After
him both the women get into the river, and, having plunged seven
times to purify themselves from the touch of a dead body, they
return home, their clothes dripping with wet. In the meanwhile
vultures, crows and other birds of prey gather in thick clouds
and considerably retard the progress of the bodies down the river.
Occasionally some half-stripped skeleton is caught by the reeds,
and stranded there helplessly for weeks, until an outcast, whose
sad duty it is to busy himself all his life long with such unclean
work, takes notice of it, and catching it by the ribs with his
long hook, restores it to its highway towards the ocean.
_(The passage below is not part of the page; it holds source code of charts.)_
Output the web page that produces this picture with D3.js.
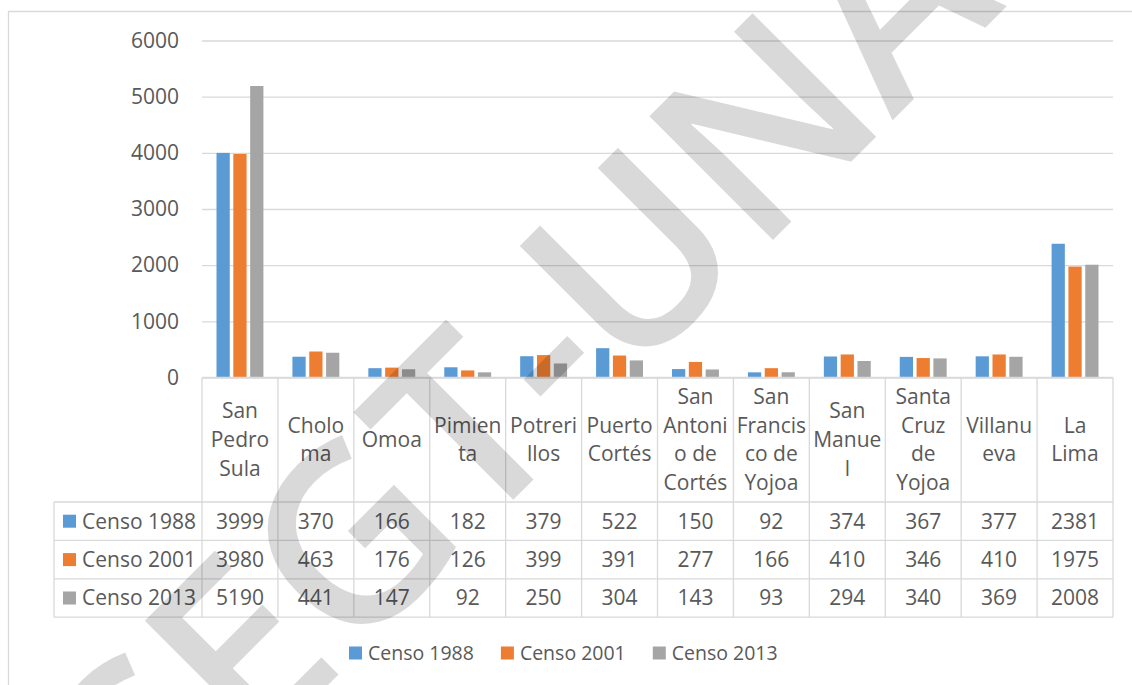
<!DOCTYPE html>
<html>
<head>
<meta charset="utf-8">
<script src="https://cdn.jsdelivr.net/npm/d3@7"></script>
<style>
  html, body { margin: 0; padding: 0; background: #fff; }
  svg { display: block; font-family: "Open Sans", sans-serif; }
</style>
</head>
<body>
<svg id="chart" width="1132" height="685"></svg>
<script>
// Población por municipio (Cortés) según censo
const municipios = ["San Pedro Sula", "Choloma", "Omoa", "Pimienta", "Potrerillos", "Puerto Cortés",
    "San Antonio de Cortés", "San Francisco de Yojoa", "San Manuel", "Santa Cruz de Yojoa", "Villanueva", "La Lima"];
// etiquetas partidas en líneas, como aparecen en la tabla
const etiquetas = [["San", "Pedro", "Sula"], ["Cholo", "ma"], ["Omoa"], ["Pimien", "ta"], ["Potreri", "llos"],
    ["Puerto", "Cortés"], ["San", "Antoni", "o de", "Cortés"], ["San", "Francis", "co de", "Yojoa"],
    ["San", "Manue", "l"], ["Santa", "Cruz", "de", "Yojoa"], ["Villanu", "eva"], ["La", "Lima"]];
const series = ["Censo 1988", "Censo 2001", "Censo 2013"];
const censo1988 = [3999, 370, 166, 182, 379, 522, 150, 92, 374, 367, 377, 2381];
const censo2001 = [3980, 463, 176, 126, 399, 391, 277, 166, 410, 346, 410, 1975];
const censo2013 = [5190, 441, 147, 92, 250, 304, 143, 93, 294, 340, 369, 2008];
const yTicks = [0, 1000, 2000, 3000, 4000, 5000, 6000];
const colores = ["#5b9bd5", "#ed7d31", "#a5a5a5"];
const marcaAgua = "SEGT-UNA";

const valores = [censo1988, censo2001, censo2013];

// Dimensiones
const width = 1132, height = 685;
const plot = { left: 202, right: 1113, top: 40.5, bottom: 377.5 };
const tablaLeft = 54, cabeceraBottom = 502, filaH = 38.4;
const gris = "#d9d9d9", texto = "#595959";

const svg = d3.select("#chart");

// Escalas
const x = d3.scaleBand().domain(municipios).range([plot.left, plot.right]).padding(0);
const x1 = d3.scaleBand().domain(series).range([0, x.bandwidth()])
    .paddingInner(0.2126).paddingOuter(0.862);
const y = d3.scaleLinear().domain([0, 6000]).range([plot.bottom, plot.top]);

// Marco del gráfico
svg.append("path")
    .attr("d", `M8.5,${height + 2}V11.5H${width + 2}`)
    .attr("fill", "none").attr("stroke", gris).attr("stroke-width", 1.3);

// Líneas de cuadrícula
svg.append("g")
    .attr("transform", `translate(${plot.left},0)`)
    .call(d3.axisLeft(y).tickValues(yTicks).tickSize(-(plot.right - plot.left)).tickFormat(""))
    .call(g => g.select(".domain").remove())
    .call(g => g.selectAll("line").attr("stroke", gris).attr("stroke-width", 1.3));

// Etiquetas eje Y
svg.append("g")
    .attr("transform", `translate(${plot.left},0)`)
    .call(d3.axisLeft(y).tickValues(yTicks).tickSize(0).tickPadding(23).tickFormat(d3.format("d")))
    .call(g => g.select(".domain").remove())
    .call(g => g.selectAll("text")
        .attr("font-family", "Open Sans").attr("font-size", 21).attr("fill", texto));

// Barras
series.forEach((s, i) => {
    svg.append("g").selectAll("rect")
        .data(valores[i])
        .join("rect")
        .attr("x", (d, j) => x(municipios[j]) + x1(s))
        .attr("y", d => y(d))
        .attr("width", x1.bandwidth())
        .attr("height", d => y(0) - y(d))
        .attr("fill", colores[i]);
});

// Tabla de datos
const tabla = svg.append("g").attr("stroke", gris).attr("stroke-width", 1.3).attr("fill", "none");
const filas = series.map((s, i) => cabeceraBottom + i * filaH);
const tablaBottom = cabeceraBottom + series.length * filaH;

// líneas horizontales
filas.concat([tablaBottom]).forEach(yy => {
    tabla.append("line").attr("x1", tablaLeft).attr("x2", plot.right).attr("y1", yy).attr("y2", yy);
});
tabla.append("line").attr("x1", plot.left).attr("x2", plot.right).attr("y1", plot.bottom).attr("y2", plot.bottom);
// líneas verticales
municipios.forEach(m => {
    tabla.append("line").attr("x1", x(m)).attr("x2", x(m)).attr("y1", plot.bottom).attr("y2", tablaBottom);
});
tabla.append("line").attr("x1", plot.right).attr("x2", plot.right).attr("y1", plot.bottom).attr("y2", tablaBottom);
tabla.append("line").attr("x1", tablaLeft).attr("x2", tablaLeft).attr("y1", cabeceraBottom).attr("y2", tablaBottom);

// cabecera con nombres de municipios
const cabCentro = (plot.bottom + cabeceraBottom) / 2;
const lineaH = 28.7;
municipios.forEach((m, j) => {
    const lineas = etiquetas[j];
    const t = svg.append("text")
        .attr("text-anchor", "middle")
        .attr("font-size", 21)
        .attr("fill", texto);
    lineas.forEach((l, k) => {
        t.append("tspan")
            .attr("x", x(m) + x.bandwidth() / 2)
            .attr("y", cabCentro + (k - (lineas.length - 1) / 2) * lineaH)
            .attr("dy", "0.35em")
            .text(l);
    });
});

// filas de valores
series.forEach((s, i) => {
    const yc = filas[i] + filaH / 2;
    svg.append("rect")
        .attr("x", 63).attr("y", yc - 6.5).attr("width", 13).attr("height", 13)
        .attr("fill", colores[i]);
    svg.append("text")
        .attr("x", 82).attr("y", yc).attr("dy", "0.35em")
        .attr("font-size", 21).attr("fill", texto)
        .text(s);
    svg.append("g").selectAll("text")
        .data(valores[i])
        .join("text")
        .attr("x", (d, j) => x(municipios[j]) + x.bandwidth() / 2)
        .attr("y", yc).attr("dy", "0.35em")
        .attr("text-anchor", "middle")
        .attr("font-size", 21).attr("fill", texto)
        .text(d => d);
});

// Leyenda inferior
const leyenda = svg.append("g").attr("transform", "translate(349,653)");
let lx = 0;
series.forEach((s, i) => {
    leyenda.append("rect")
        .attr("x", lx).attr("y", -6.5).attr("width", 13).attr("height", 13)
        .attr("fill", colores[i]);
    const t = leyenda.append("text")
        .attr("x", lx + 19).attr("dy", "0.35em")
        .attr("font-size", 19.5).attr("fill", texto)
        .text(s);
    lx += 19 + t.node().getComputedTextLength() + 27;
});

// Marca de agua (diagonal, semitransparente)
svg.append("text")
    .attr("transform", "translate(582,431) rotate(-45)")
    .attr("text-anchor", "middle")
    .attr("font-size", 245)
    .attr("font-weight", 600)
    .attr("fill", "#000")
    .attr("fill-opacity", 0.15)
    .text(marcaAgua);
</script>
</body>
</html>
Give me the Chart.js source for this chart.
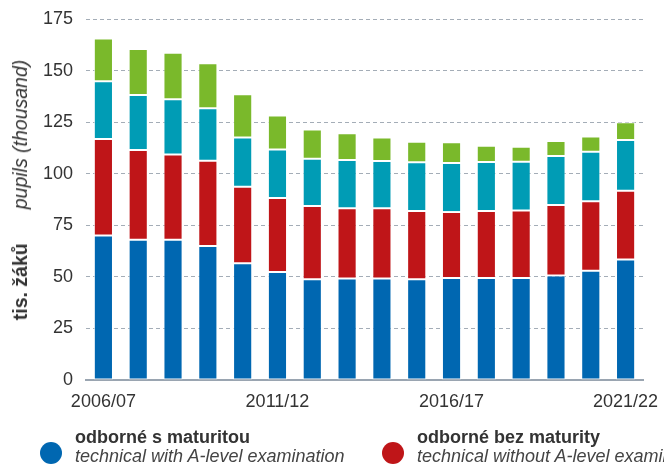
<!DOCTYPE html>
<html>
<head>
<meta charset="utf-8">
<script src="https://cdn.jsdelivr.net/npm/chart.js@4/dist/chart.umd.min.js"></script>
<style>
    html, body { margin: 0; padding: 0; background: #fff; }
    body {
        width: 664px; height: 468px; overflow: hidden; position: relative;
        font-family: "Liberation Sans", Arial, sans-serif; color: #333;
    }
    #chartBox { position: absolute; left: 0; top: 0; width: 664px; height: 468px; }
    .y-title {
        position: absolute; left: 20px; top: 190px;
        transform: translate(-50%, -50%) rotate(-90deg);
        white-space: nowrap; font-size: 19.5px; line-height: 20px;
    }
    .y-title b { font-weight: bold; }
    .y-title i { margin-left: 34px; }
    .legend { position: absolute; left: 0; top: 428px; width: 664px; height: 40px; overflow: hidden; }
    .legend-item { position: absolute; top: 0; white-space: nowrap; }
    .legend-dot { position: absolute; top: 14px; width: 22px; height: 22px; border-radius: 50%; }
    .legend-text { position: absolute; top: 0; font-size: 18px; line-height: 19px; }
    .legend-text b { display: block; color: #333; }
    .legend-text i { display: block; color: #444; }
</style>
</head>
<body>
<div id="chartBox"><canvas id="chart" width="664" height="468"></canvas></div>
<div class="y-title"><b>tis. žáků</b><i>pupils (thousand)</i></div>
<div class="legend" id="legend"></div>
<script>
// Školní roky
const years = [
    '2006/07', '2007/08', '2008/09', '2009/10', '2010/11', '2011/12', '2012/13', '2013/14',
    '2014/15', '2015/16', '2016/17', '2017/18', '2018/19', '2019/20', '2020/21', '2021/22'
];

// Počty žáků (tis.)
const withALevel = [70, 68, 68, 65, 56.6, 52.3, 48.9, 49.2, 49.2, 48.9, 49.4, 49.4, 49.5, 50.6, 52.9, 58.4];
const withoutALevel = [46.8, 43.5, 41.3, 41.3, 37.1, 35.9, 35.4, 34.1, 34.1, 33, 32, 32.5, 32.7, 34.2, 33.8, 33.3];
const generalSchools = [28, 26.7, 26.8, 25.4, 23.8, 23.5, 23, 23.3, 22.9, 23.6, 23.8, 23.8, 23.6, 23.8, 24, 24.6];
const followUp = [20.7, 22.3, 22.5, 21.8, 21, 16.5, 14.1, 13, 11.3, 10, 10, 7.9, 7.3, 7.3, 7.4, 8.6];

const yTicks = [0, 25, 50, 75, 100, 125, 150, 175];

const seriesNames = ['odborné s maturitou', 'odborné bez maturity', 'gymnázia', 'nástavbové studium'];
const seriesNamesEn = ['technical with A-level examination', 'technical without A-level examination', 'general', 'follow-up courses'];
const seriesColors = ['#0067b1', '#bf1518', '#009cb5', '#7ab92b'];
const seriesValues = [withALevel, withoutALevel, generalSchools, followUp];

const gridColor = '#a4adb7';

const datasets = seriesValues.map((values, i) => ({
    label: seriesNames[i],
    data: values,
    backgroundColor: seriesColors[i],
    borderColor: 'rgba(255,255,255,0.75)',
    borderWidth: 1,
    borderSkipped: false,
    categoryPercentage: 1,
    barPercentage: 0.55
}));

new Chart(document.getElementById('chart'), {
    type: 'bar',
    data: { labels: years, datasets: datasets },
    options: {
        responsive: false,
        animation: false,
        layout: { padding: { left: 30, right: 21, top: 19, bottom: 48 } },
        plugins: { legend: { display: false }, tooltip: { enabled: false }, title: { display: false } },
        scales: {
            x: {
                stacked: true,
                grid: { display: false, drawTicks: false },
                border: { display: true, color: '#9aa5b1', width: 2 },
                ticks: {
                    autoSkip: false,
                    maxRotation: 0,
                    padding: 11,
                    color: '#333',
                    font: { family: '"Liberation Sans", Arial, sans-serif', size: 18 },
                    callback: function (value, index) {
                        return index % 5 === 0 ? years[index] : '';
                    }
                },
                afterFit: s => { s.height = 40; s.paddingLeft = 0; s.paddingRight = 0; }
            },
            y: {
                stacked: true,
                min: yTicks[0],
                max: yTicks[yTicks.length - 1],
                afterBuildTicks: s => { s.ticks = yTicks.map(v => ({ value: v })); },
                grid: {
                    drawTicks: false,
                    lineWidth: 1,
                    color: ctx => (ctx.tick && ctx.tick.value === 0) ? 'rgba(0,0,0,0)' : gridColor
                },
                border: { display: false, dash: [4, 3] },
                ticks: {
                    padding: 13,
                    color: '#333',
                    font: { family: '"Liberation Sans", Arial, sans-serif', size: 18 }
                },
                afterFit: s => { s.width = 56; s.paddingTop = 0; s.paddingBottom = 0; }
            }
        }
    }
});

// Legenda (jen první dvě položky se vejdou)
const legendBox = document.getElementById('legend');
const legendLeft = [40, 382];
legendLeft.forEach((left, i) => {
    const item = document.createElement('div');
    item.className = 'legend-item';
    item.style.left = left + 'px';
    item.innerHTML = `<span class="legend-dot" style="left:0;background:${seriesColors[i]}"></span>` +
        `<span class="legend-text" style="left:35px"><b>${seriesNames[i]}</b><i>${seriesNamesEn[i]}</i></span>`;
    legendBox.appendChild(item);
});
</script>
</body>
</html>
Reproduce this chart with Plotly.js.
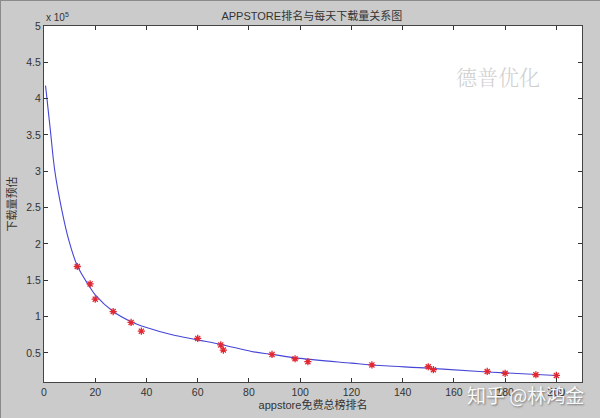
<!DOCTYPE html>
<html>
<head>
<meta charset="utf-8">
<script src="https://cdn.plot.ly/plotly-3.0.1.min.js"></script>
<style>
html,body{margin:0;padding:0;background:#cbcbcb;}
#chart{width:600px;height:418px;box-sizing:border-box;border:1px solid #8a8a8a;}
</style>
</head>
<body>
<div id="chart"></div>
<script>
// Observed data points (rank, estimated daily downloads)
const rankPoints = [13, 18, 20, 27, 34, 38, 60, 69, 70, 89, 98, 103, 128, 150, 152, 173, 180, 192, 200];
const downloadPoints = [169000, 145000, 124000, 107000, 92000, 80000, 70000, 61000, 54000, 48000, 42000, 38000, 33500, 31000, 27000, 24500, 22000, 20000, 19000];

// Fitted curve
const curveRank = [0.6, 2.5, 4.2, 7, 9.7, 13, 18, 20, 27, 34, 40, 50, 60, 70, 81, 89, 100, 120, 128, 150, 170, 180, 200];
const curveDownloads = [418000, 356000, 301000, 246000, 205000, 170000, 140000, 130000, 107000, 93000, 85000, 75000, 68000, 61000, 52000, 48000, 42500, 36000, 33500, 29000, 24500, 22500, 19000];

// Axis ticks
const xTicks = [0, 20, 40, 60, 80, 100, 120, 140, 160, 180, 200];
const yTickVals = [50000, 100000, 150000, 200000, 250000, 300000, 350000, 400000, 450000, 500000];
const yTickText = ['0.5', '1', '1.5', '2', '2.5', '3', '3.5', '4', '4.5', '5'];

const traces = [
  {
    x: curveRank, y: curveDownloads, type: 'scatter', mode: 'lines',
    line: {color: 'rgb(70,70,215)', width: 1.1, shape: 'spline', smoothing: 1.0},
    hoverinfo: 'skip', showlegend: false
  },
  {
    x: rankPoints, y: downloadPoints, type: 'scatter', mode: 'markers',
    marker: {symbol: 'asterisk-open', size: 6, color: 'rgb(225,40,50)', line: {color: 'rgb(225,40,50)', width: 1.3}},
    showlegend: false
  }
];

const tickFont = {family: 'Liberation Sans, Arial, sans-serif', size: 10.5, color: '#333'};
const cjk = 'Liberation Sans, Noto Sans CJK SC, sans-serif';

const layout = {
  width: 600, height: 418,
  paper_bgcolor: '#cbcbcb', plot_bgcolor: '#ffffff',
  margin: {l: 43, r: 19, t: 25, b: 37},
  showlegend: false,
  title: {text: 'APPSTORE排名与每天下载量关系图', font: {family: cjk, size: 11, color: '#333'}, x: 0.518, xanchor: 'center', y: 0.963, yanchor: 'middle'},
  xaxis: {
    range: [0, 210], tickvals: xTicks, ticktext: xTicks.map(String),
    ticks: 'inside', ticklen: 4, tickcolor: '#333', mirror: 'allticks',
    showline: true, linecolor: '#444', linewidth: 1, showgrid: false, zeroline: false,
    tickfont: tickFont,
    title: {text: 'appstore免费总榜排名', font: {family: cjk, size: 11, color: '#333'}, standoff: 3}
  },
  yaxis: {
    range: [10000, 500000], tickvals: yTickVals, ticktext: yTickText,
    ticks: 'inside', ticklen: 4, tickcolor: '#333', mirror: 'allticks',
    showline: true, linecolor: '#444', linewidth: 1, showgrid: false, zeroline: false,
    tickfont: tickFont,
    title: {text: '下载量预估', font: {family: cjk, size: 11, color: '#333'}, standoff: 7}
  },
  annotations: [
    {text: 'x 10<sup>5</sup>', xref: 'paper', yref: 'paper', x: 0.0, y: 1.0, xanchor: 'left', yanchor: 'bottom', yshift: 1, showarrow: false, font: {family: 'Liberation Sans, Arial, sans-serif', size: 10, color: '#333'}},
    {text: '德普优化', xref: 'paper', yref: 'paper', x: 0.925, y: 0.86, xanchor: 'right', yanchor: 'middle', showarrow: false, font: {family: 'Noto Serif CJK SC, Noto Sans CJK SC, serif', size: 21, color: '#cfcfcf', weight: 300}},
    {text: '知乎 @林鸿金', xref: 'paper', yref: 'paper', x: 1.0, y: -0.035, xanchor: 'right', yanchor: 'middle', xshift: 4, showarrow: false, font: {family: 'Noto Sans CJK SC, sans-serif', size: 19, color: 'rgba(255,255,255,0.95)', shadow: '1px 1px 2px rgba(0,0,0,0.45)'}}
  ]
};

Plotly.newPlot('chart', traces, layout, {displayModeBar: false, staticPlot: true});
</script>
</body>
</html>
But let us leave the river bank, which is unbearably hot in spite
of the early hour. Let us bid good-bye to the watery cemetery
of the poor. Disgusting and heart-rending are such sights in
the eyes of a European! And unconsciously we allow the light wings
of reverie to transport us to the far North, to the peaceful village
cemeteries where there are no marble monuments crowned with turbans,
no sandal-wood fires, no dirty rivers to serve the purpose of a
last resting place, but where humble wooden crosses stand in rows,
sheltered by old birches. How peacefully our dead repose under
the rich green grass! None of them ever saw these gigantic palms,
sumptuous palaces and pagodas covered with gold. But on their
poor graves grow violets and lilies of the valley, and in the
spring evenings nightingales sing to them in the old birch-trees.